Objective:
Whenever a line contains the string "scaled", copy it out of the entries.

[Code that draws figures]
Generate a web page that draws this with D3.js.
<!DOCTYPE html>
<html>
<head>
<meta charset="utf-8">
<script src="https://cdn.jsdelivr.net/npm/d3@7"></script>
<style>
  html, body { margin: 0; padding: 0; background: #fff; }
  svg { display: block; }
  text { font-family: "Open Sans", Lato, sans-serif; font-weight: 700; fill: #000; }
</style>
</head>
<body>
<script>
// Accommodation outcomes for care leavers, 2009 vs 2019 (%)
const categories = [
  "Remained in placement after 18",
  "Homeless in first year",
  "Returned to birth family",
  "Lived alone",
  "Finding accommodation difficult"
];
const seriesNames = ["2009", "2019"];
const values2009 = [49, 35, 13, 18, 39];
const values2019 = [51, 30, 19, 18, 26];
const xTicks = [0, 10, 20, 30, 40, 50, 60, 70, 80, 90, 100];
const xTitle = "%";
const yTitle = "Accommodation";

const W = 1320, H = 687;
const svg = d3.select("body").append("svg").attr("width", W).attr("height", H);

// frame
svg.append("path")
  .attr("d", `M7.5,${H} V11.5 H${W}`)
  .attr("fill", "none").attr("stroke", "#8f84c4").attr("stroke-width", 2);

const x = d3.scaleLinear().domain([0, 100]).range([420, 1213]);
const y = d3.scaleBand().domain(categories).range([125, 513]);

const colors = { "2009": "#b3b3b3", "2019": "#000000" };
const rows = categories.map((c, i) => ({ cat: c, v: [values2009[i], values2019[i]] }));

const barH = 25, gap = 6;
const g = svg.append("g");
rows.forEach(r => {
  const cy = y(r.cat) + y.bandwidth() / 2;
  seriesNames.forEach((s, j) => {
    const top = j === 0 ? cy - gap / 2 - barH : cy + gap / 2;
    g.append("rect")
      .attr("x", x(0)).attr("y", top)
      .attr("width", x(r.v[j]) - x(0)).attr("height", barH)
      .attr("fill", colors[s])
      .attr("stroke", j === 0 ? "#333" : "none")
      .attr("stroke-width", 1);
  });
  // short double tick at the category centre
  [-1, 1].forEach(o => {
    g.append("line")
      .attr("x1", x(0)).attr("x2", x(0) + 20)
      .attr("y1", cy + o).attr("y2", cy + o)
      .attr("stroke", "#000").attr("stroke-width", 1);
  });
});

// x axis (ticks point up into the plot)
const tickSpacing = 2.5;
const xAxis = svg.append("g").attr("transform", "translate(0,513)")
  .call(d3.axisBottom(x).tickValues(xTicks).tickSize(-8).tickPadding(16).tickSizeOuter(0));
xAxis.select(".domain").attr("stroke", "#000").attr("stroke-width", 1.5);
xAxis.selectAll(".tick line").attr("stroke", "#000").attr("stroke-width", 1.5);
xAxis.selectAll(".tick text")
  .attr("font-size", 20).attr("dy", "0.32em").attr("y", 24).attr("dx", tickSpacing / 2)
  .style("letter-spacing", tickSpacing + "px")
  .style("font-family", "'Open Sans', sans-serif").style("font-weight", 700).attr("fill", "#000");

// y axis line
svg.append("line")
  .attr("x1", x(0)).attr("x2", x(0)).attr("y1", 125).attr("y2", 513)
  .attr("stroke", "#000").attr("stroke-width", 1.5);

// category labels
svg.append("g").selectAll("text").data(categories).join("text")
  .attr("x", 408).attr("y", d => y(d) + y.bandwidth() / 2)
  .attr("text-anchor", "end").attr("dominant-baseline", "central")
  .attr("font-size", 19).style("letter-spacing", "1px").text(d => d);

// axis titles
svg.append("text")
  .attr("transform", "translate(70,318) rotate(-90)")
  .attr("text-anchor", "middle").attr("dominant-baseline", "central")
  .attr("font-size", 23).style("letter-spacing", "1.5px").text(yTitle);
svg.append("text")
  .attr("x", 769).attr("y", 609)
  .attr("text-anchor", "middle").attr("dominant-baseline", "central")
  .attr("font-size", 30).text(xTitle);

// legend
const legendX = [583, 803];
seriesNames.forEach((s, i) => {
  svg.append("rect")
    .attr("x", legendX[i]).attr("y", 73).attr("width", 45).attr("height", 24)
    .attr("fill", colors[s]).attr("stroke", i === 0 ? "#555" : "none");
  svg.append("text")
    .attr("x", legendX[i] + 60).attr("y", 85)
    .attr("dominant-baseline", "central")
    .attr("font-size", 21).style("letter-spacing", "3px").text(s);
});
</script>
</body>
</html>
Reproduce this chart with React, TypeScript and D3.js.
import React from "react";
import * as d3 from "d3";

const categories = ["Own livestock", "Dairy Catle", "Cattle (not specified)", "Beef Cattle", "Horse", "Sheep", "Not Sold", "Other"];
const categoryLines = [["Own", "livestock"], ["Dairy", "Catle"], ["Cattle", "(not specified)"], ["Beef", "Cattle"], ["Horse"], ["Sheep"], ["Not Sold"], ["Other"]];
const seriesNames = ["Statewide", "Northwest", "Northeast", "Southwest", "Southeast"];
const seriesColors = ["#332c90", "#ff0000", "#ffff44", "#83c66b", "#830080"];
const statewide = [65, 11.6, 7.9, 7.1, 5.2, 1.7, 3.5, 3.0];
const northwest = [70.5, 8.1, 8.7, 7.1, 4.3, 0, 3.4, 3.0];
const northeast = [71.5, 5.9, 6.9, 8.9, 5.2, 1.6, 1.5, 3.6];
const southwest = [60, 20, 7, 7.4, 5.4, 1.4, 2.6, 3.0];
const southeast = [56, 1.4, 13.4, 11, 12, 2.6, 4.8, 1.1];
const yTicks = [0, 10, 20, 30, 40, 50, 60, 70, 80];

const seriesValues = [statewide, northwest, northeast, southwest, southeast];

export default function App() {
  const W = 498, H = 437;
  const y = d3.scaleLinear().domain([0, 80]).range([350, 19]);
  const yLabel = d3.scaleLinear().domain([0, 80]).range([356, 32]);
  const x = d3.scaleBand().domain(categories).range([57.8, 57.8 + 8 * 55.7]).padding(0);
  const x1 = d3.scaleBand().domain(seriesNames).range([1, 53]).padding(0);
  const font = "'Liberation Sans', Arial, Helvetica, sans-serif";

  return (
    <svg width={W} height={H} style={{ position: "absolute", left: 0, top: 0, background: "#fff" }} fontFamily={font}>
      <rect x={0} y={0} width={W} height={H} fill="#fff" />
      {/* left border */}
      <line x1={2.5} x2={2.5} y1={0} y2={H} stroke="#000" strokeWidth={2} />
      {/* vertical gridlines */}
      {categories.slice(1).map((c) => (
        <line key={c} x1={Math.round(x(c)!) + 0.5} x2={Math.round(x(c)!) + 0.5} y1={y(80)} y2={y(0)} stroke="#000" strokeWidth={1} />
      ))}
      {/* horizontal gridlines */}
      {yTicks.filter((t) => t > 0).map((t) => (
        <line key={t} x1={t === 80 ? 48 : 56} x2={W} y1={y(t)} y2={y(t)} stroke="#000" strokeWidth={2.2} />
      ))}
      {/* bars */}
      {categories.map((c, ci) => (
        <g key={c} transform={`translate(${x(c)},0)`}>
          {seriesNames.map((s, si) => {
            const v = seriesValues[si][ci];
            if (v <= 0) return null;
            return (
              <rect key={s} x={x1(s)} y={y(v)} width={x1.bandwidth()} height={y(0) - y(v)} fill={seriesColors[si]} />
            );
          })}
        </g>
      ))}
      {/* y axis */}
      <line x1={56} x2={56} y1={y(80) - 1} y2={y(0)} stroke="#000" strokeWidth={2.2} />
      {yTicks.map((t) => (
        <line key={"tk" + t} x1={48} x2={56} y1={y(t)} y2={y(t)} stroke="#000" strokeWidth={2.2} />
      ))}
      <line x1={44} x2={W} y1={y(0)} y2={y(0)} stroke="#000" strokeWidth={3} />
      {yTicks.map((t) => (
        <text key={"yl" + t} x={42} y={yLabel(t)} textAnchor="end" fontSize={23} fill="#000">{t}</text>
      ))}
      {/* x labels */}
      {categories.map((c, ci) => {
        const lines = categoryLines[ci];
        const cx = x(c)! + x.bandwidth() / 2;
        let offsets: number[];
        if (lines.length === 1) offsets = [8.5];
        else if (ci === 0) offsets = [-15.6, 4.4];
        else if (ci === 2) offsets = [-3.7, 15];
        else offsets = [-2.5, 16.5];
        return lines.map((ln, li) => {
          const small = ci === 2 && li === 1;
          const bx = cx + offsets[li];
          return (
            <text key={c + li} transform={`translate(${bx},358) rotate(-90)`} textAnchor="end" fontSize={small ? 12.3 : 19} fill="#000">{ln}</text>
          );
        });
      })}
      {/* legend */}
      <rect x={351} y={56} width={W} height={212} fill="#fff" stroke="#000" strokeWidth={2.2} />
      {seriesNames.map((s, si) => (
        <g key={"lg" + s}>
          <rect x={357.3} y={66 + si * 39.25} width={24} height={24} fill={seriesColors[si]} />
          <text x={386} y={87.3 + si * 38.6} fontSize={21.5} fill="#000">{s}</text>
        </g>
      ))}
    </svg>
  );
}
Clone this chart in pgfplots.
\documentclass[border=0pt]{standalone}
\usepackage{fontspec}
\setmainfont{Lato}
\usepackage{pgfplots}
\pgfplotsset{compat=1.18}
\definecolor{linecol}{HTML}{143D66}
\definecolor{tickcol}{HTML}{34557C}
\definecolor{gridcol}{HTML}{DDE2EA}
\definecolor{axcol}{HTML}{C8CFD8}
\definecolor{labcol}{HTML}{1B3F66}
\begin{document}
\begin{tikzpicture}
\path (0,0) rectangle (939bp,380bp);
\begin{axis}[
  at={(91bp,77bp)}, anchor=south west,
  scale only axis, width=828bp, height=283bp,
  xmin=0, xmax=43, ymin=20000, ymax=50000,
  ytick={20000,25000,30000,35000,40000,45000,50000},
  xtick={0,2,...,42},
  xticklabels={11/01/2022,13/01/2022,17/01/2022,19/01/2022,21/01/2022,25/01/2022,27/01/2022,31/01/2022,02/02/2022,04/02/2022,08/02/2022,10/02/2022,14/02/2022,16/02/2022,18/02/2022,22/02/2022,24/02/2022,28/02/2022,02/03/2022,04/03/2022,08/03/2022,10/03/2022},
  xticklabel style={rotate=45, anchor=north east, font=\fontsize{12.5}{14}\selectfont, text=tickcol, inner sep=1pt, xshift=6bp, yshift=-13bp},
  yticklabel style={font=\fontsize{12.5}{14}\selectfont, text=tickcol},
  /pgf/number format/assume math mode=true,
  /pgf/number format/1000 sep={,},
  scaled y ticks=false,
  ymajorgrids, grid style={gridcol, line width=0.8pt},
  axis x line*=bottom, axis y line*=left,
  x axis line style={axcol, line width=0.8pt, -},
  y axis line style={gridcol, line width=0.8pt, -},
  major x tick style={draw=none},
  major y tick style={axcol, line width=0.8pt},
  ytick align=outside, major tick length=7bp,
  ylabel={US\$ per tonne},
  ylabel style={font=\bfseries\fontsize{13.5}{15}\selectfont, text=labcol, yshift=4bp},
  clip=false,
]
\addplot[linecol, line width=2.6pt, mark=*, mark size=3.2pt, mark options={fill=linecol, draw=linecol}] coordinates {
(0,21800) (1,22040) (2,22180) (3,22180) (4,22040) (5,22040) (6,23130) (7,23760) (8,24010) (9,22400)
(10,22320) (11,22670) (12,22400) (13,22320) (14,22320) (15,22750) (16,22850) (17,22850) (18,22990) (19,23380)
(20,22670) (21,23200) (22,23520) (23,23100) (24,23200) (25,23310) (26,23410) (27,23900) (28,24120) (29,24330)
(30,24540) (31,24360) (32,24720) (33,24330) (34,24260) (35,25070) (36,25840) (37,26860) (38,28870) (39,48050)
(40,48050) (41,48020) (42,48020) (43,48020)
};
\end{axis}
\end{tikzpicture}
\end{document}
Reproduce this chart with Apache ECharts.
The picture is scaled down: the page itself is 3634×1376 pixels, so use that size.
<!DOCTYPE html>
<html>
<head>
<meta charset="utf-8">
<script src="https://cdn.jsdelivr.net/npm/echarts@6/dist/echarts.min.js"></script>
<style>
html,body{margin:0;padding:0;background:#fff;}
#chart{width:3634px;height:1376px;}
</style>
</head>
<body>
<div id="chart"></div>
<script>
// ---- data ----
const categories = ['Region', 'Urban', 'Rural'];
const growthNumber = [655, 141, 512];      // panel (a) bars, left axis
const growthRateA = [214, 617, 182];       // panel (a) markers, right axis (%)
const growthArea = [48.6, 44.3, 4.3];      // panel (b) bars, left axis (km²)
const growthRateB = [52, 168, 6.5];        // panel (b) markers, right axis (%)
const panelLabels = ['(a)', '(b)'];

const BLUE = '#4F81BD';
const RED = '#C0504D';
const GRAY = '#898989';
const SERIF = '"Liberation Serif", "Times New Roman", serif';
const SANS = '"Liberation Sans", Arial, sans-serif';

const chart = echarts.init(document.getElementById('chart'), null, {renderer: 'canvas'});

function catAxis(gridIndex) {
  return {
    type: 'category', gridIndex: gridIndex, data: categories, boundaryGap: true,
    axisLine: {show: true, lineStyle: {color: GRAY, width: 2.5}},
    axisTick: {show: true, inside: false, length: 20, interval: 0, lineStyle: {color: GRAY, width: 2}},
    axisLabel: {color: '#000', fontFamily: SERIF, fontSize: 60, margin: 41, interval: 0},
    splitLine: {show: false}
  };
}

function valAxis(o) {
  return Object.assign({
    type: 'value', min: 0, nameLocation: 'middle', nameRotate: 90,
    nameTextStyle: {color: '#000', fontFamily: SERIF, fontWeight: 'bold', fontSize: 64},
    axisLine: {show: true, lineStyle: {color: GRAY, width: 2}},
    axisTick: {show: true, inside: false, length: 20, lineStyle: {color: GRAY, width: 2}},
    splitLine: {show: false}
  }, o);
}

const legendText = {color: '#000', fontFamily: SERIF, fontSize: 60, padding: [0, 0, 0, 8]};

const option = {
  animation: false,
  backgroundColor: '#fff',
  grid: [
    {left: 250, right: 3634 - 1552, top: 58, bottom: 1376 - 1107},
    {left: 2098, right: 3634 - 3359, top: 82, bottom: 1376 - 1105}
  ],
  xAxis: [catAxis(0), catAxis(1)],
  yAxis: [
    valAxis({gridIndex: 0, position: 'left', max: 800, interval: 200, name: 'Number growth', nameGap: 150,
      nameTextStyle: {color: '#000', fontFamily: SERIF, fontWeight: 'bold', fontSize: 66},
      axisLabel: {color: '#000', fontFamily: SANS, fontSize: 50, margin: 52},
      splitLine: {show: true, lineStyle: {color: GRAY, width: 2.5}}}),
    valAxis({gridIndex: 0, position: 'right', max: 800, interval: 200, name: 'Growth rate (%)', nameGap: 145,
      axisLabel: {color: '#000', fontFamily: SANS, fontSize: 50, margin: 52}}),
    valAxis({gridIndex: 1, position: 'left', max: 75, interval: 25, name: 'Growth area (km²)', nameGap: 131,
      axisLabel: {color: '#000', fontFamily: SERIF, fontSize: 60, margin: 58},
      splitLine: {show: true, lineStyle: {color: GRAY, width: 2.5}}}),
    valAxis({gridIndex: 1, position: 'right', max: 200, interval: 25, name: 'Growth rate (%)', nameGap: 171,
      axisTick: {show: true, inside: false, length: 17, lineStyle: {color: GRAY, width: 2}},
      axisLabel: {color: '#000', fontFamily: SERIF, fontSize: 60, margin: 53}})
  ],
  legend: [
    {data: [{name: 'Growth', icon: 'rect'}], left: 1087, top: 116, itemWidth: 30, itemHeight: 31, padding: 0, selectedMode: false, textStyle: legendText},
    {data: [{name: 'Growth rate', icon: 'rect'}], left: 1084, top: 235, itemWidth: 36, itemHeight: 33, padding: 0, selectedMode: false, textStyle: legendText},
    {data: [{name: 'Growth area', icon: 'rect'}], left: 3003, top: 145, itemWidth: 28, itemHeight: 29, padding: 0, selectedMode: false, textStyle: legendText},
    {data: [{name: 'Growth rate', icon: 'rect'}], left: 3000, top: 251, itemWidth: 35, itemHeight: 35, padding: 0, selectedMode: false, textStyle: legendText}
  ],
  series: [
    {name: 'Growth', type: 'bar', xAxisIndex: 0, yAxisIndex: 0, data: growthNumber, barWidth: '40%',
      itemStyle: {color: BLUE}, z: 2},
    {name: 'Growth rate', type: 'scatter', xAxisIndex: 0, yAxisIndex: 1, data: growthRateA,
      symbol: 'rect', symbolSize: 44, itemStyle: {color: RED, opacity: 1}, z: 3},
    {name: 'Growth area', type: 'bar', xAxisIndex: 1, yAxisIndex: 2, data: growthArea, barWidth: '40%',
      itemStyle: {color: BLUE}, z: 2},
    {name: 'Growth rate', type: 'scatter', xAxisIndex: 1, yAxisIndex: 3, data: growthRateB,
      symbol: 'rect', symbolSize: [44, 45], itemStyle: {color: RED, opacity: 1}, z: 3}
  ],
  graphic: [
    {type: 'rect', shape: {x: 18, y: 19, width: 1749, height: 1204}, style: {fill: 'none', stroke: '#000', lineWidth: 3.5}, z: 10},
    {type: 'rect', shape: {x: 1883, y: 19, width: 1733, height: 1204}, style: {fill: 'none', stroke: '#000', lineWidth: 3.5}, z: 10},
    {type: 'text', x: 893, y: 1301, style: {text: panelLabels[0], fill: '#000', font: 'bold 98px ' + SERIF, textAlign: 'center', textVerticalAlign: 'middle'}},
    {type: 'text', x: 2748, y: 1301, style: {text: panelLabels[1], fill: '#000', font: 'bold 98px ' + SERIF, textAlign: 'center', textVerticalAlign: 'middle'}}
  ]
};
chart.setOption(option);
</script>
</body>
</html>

Exercise output:
  scaled y ticks=false,
The picture is scaled down: the page itself is 3634×1376 pixels, so use that size.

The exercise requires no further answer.